Os taiwaneses haviam suspendido nesta semana seus voos de defesa devido a um choque que derrubou dois caças F-5E. Assim, aviões foram despachados em regime de urgência para afastar a frota chinesa, e baterias de mísseis antiaéreos colocaram os aviões adversários na mira.
Os detalhes foram dados pelo Ministério da Defesa de Taiwan, enquanto as autoridades chinesas não fizeram comentários, como é usual.
Esse tipo de incursão visa testar a capacidade de reação de rivais e ocorre quase todos os dias em diversos teatros de operação mundo afora -notadamente, no Pacífico e nos mares Báltico e Negro.
Mas o tamanho da ação chinesa parece relacionado a outro fato: na manhã da sexta, Taiwan e EUA assinaram o primeiro acordo de cooperação desde que Joe Biden assumiu a Presidência, em janeiro.
Pelo acordo, foi estabelecido um grupo de trabalho conjunto para coordenar as ações da Guarda Costeira taiwanesa. O arranjo veio após a China aprovar uma lei segundo a qual sua força litorânea é autorizada a atirar em qualquer navio estrangeiro que considerar suspeito.
Segundo Taipé, alguns dos aviões voaram em direção ao canal de Bashi, que separa a ilha das Filipinas, onde a Marinha chinesa faz um exercício aeronaval de interdição de área contra navios adversários.
A tensão entre China e Taiwan não tem nada de recente, sendo originária da vitória dos comunistas na revolução que fundou a ditadura moderna do continente, em 1949. Parte dos derrotados se refugiou na ilha, que teve governos autoritários por décadas, mas hoje é uma democracia.
Hoje, é um ponto central da disputa hegemônica entre Washington e Pequim.
Quase nenhum país reconhece Taiwan como independente para não melindrar a China, que considera o território seu.

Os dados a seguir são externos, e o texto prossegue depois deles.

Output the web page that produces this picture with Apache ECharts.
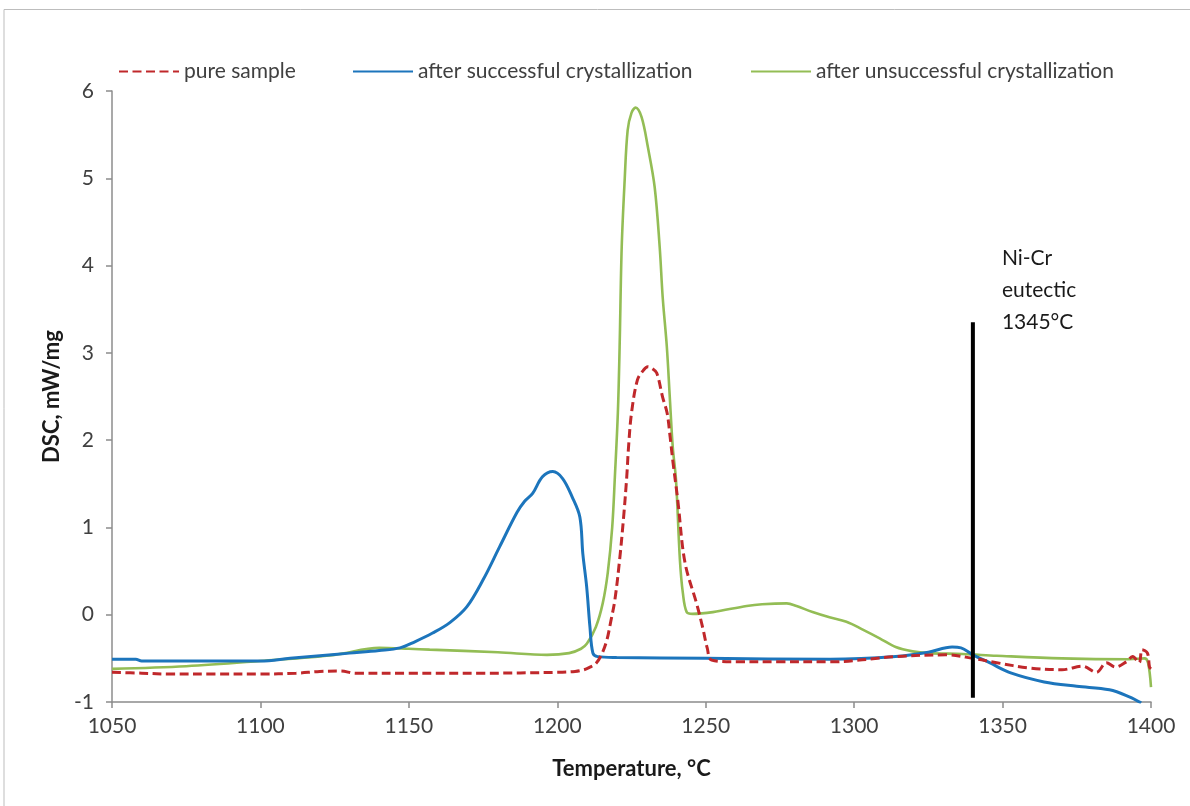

Os EUA mantêm um acerto heterodoxo: desde que reconheceram Pequim em 1979, dão teoricamente suporte à demanda chinesa. Mas na prática, e por lei, comprometem-se a defender Taiwan em caso de invasão e são os principais fornecedores de equipamentos militares do governo da ilha.
Nos anos de Donald Trump no poder, entre 2017 e 2021, a relação política foi estreitada. Além das usuais vendas de armas, Washington passou a enviar altos funcionários para visitar Taipé, algo que gerou duras reações de Pequim –inclusive a incursão de setembro de 2020.

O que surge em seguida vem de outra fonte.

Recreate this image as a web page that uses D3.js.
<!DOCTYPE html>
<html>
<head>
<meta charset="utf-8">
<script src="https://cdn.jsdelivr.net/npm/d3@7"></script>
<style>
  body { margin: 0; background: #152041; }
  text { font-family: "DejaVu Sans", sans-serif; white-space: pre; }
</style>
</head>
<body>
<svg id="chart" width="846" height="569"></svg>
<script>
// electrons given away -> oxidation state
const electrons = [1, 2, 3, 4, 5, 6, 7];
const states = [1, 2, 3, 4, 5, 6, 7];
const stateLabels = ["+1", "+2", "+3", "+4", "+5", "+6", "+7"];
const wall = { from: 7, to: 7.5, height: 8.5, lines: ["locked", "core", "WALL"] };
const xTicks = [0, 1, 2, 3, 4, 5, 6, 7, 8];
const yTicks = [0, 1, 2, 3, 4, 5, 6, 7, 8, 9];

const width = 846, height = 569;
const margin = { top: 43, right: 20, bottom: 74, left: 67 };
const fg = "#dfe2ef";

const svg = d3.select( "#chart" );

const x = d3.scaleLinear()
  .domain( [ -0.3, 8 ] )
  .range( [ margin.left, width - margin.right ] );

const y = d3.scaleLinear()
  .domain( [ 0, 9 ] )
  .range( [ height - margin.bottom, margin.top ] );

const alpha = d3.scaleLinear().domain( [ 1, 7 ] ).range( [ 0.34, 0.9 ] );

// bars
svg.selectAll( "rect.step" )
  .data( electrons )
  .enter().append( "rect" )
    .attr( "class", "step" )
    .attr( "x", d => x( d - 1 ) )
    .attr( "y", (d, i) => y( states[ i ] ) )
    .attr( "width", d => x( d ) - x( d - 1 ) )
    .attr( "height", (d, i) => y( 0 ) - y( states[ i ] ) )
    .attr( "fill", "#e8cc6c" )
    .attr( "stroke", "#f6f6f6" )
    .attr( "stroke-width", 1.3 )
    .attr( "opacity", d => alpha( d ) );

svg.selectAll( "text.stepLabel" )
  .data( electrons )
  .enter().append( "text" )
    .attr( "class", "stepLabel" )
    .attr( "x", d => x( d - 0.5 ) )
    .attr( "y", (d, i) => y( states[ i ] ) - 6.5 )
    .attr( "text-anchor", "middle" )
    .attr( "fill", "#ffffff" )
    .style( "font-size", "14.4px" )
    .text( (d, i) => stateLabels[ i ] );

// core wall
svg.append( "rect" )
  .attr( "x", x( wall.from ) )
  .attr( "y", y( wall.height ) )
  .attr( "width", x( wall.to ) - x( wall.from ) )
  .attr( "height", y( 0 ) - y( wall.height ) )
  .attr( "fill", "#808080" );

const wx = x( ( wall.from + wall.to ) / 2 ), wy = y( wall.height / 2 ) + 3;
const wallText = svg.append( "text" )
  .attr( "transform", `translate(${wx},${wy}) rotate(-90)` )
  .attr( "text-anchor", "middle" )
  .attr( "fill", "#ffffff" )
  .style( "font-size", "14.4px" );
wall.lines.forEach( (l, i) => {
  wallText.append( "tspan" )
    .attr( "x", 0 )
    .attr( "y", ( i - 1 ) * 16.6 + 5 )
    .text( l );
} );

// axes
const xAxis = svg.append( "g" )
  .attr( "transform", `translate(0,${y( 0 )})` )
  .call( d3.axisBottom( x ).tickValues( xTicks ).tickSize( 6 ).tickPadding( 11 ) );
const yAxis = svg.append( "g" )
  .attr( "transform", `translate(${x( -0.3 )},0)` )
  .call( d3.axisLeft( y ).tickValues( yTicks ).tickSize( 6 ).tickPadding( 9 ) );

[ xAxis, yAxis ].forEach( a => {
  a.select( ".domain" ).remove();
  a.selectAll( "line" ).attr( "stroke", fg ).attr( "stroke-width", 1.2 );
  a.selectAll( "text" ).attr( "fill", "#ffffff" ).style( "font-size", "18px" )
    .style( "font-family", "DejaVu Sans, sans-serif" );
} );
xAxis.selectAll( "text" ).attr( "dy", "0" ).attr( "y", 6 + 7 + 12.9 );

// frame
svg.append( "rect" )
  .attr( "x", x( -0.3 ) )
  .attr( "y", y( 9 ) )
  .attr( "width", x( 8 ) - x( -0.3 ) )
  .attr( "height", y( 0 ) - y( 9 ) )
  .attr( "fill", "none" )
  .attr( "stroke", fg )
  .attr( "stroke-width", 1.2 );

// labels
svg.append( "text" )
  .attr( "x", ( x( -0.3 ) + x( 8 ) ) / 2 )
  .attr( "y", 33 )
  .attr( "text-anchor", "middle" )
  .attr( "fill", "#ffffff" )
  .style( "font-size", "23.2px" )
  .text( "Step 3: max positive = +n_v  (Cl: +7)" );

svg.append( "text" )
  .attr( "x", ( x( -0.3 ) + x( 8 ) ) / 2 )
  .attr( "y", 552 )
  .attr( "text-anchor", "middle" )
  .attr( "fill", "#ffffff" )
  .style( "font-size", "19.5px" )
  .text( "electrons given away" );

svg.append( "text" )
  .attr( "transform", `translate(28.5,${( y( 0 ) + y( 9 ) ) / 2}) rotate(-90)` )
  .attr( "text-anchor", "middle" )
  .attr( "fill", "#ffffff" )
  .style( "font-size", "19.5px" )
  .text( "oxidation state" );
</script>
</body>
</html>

Biden, desde que assumiu, manteve os princípios da Guerra Fria 2.0 de Trump com a China. Americanos e chineses até fizeram uma reunião de cúpula diplomática na semana passada, mas o tom foi áspero e pouco construtivo. Um dos itens que a China coloca como inegociáveis é sua integridade territorial, e isso inclui na visão de Pequim tanto o território semiautônomo de Hong Kong, objeto de dura repressão de seus movimentos pró-democracia, quanto Taiwan.
As Forças Armadas chinesas disseram, no começo do ano, que uma declaração de independência da ilha geraria uma guerra. Analistas militares têm dúvidas sobre a exequibilidade de uma operação anfíbia para tomar Taiwan, dado o grau de defesas da ilha e, principalmente, o risco de ver os EUA envolvidos. Mas o perigo de algum fio desencapado causar curto-circuito segue em alta, como provam as ações desta sexta.